Fidel affirmait que le paiement de la dette est insoutenable pour des raisons économiques et qu’il faut abolir la dette également pour des raisons morales : « Le recouvrement de la dette et le système injuste de relations économiques actuellement en vigueur constituent la plus flagrante, la plus brutale des violations des droits de l’homme, de toutes celles qu’on peut imaginer. » (...) « une petite portion de l’ensemble de la dette a été investie dans des projets utiles. Mais nous savons tous qu’une grande partie a été investie dans les armes, a été dilapidée, gaspillée, détournée et nous savons en outre qu’une grande partie n’est même pas arrivée en Amérique latine. »
Fidel appelait à l’unité des pays endettés face aux gouvernements des pays les plus industrialisés. Il affirmait que l’idéal serait d’arriver à un consensus entre gouvernements des pays débiteurs d’Amérique latine, mais qu’il n’y croyait pas : « L’idéal est un consensus préalable. Mais parviendra-t-on à un consensus des pays débiteurs d’Amérique latine avant que la crise se déclenche ? L’idéal est un consensus préalable et une discussion avec les créanciers, mais cela arrivera-t-il ? Le plus probable, c’est que des crises sérieuses éclatent et qu’à la suite de ces crises ils veuillent négocier ; c’est le plus probable. Personne ne peut prévoir exactement ce qui va se passer, mais pour ma part je n’ai jamais vraiment cru à un consensus avant la crise bien que je ne pense pas que cela soit impossible. II se peut que, la situation s’aggravant, ce consensus préalable entre les débiteurs se produise ; ce n’est pas impossible, mais c’est à mon avis peu probable.

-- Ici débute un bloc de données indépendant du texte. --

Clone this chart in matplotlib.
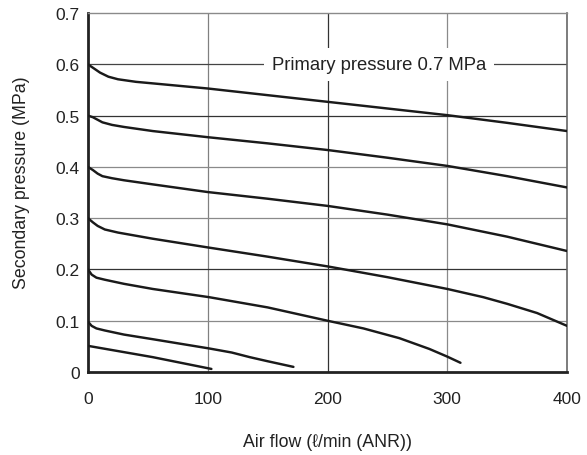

« Mais si cette lutte continue, si les masses prennent conscience de la situation, si chaque citoyen de nos pays comprend le problème, les possibilités d’exercer une influence et de créer des conditions favorables augmentent ; un gouvernement ne peut livrer cette bataille tout seul, alors on pourrait faire en sorte qu’ils adhèrent à l’idée d’une réunion pour adopter une politique, pour prendre une décision ferme et correcte. » [1]
Fidel appelait à mettre toute son énergie à organiser par en bas un large mouvement pour l’annulation de la dette du Tiers-monde, ce combat est toujours d’actualité.